# Perdido Pass



## gulfdreamin (Jul 7, 2008)

We will be coming down from Tenn. Sunday and just wanted to find out about the east side of the pass. Any luck from under the pass at night?


----------



## Ultralite (Oct 1, 2007)

i know there are redfish on both sides of the bridge as well as flounder, ladyfish, bluefish...good time of year to fish from shore...best of luck...


----------



## CJF (Feb 12, 2008)

I went last thursday morning. got 5 or 6 nice size reds. between 6 and 10 pounds when the tide was still. got em on cut mullet.


----------



## dsar592 (Oct 12, 2007)

Don't limit yourself to one area at the pass. A friend of mine caught two reds the other night on the east side working cut mullet up and down the beach.

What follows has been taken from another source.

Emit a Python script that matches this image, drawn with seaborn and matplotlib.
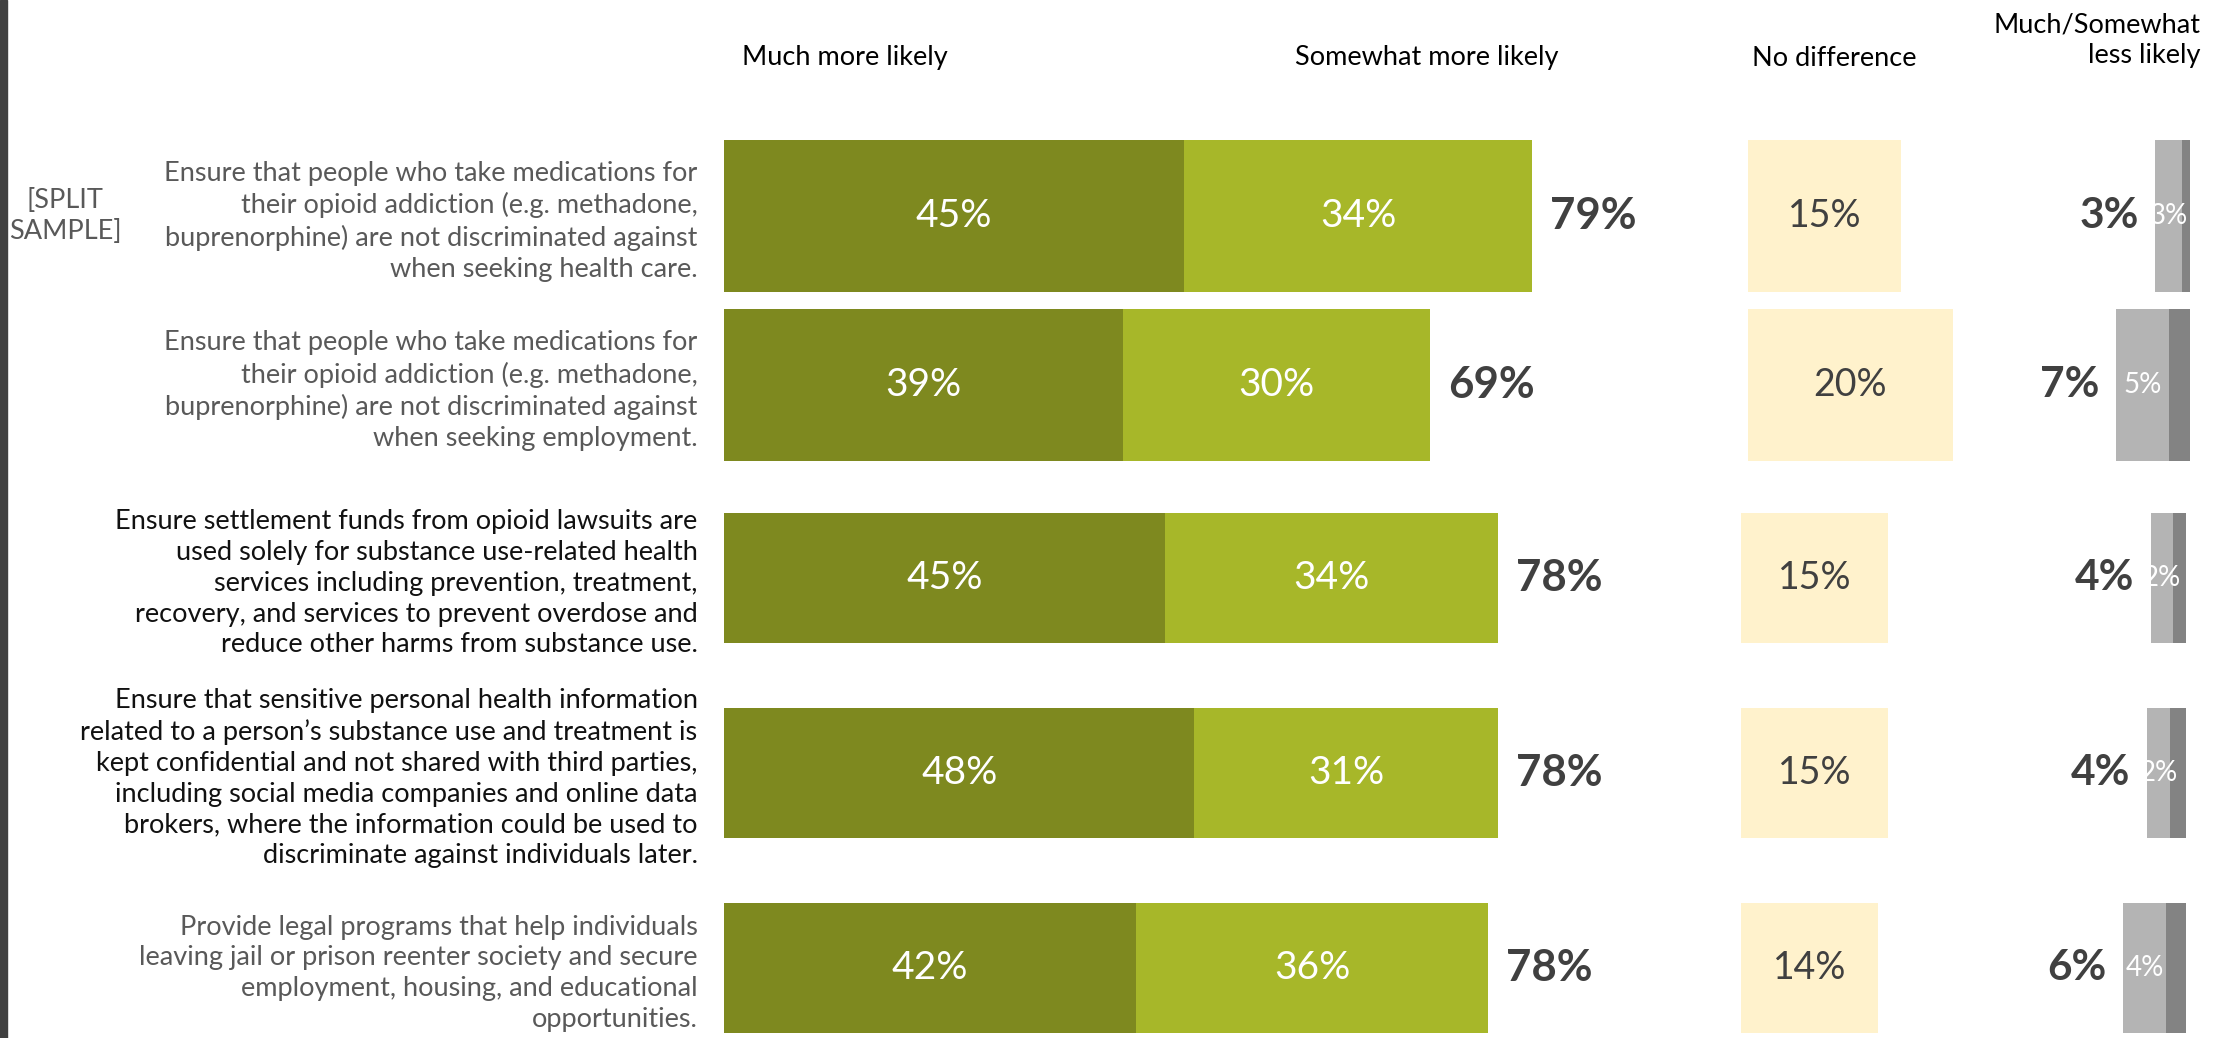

I talked to another guy who caught two nice reds on the west side fishing in the area where along the bulkhead there are no lights. He was using squid. So if something isnt working then change it up a little. I am suppose to go on the 16th.


----------



## Chris V (Oct 18, 2007)

I personally haven't started fishing for reds in the pass yet, but a lot of our customers are getting them on the inside pocket of the east jetty on the incoming tide using mullet or fresh cut skipjack. Large live shrimp will work as well but tend to get picked at by pinfish and skipjacks. most of the fish right now are in the 8-14lb. range but will soon start to average 15-20 in the next few weeks as the water temps come down.


----------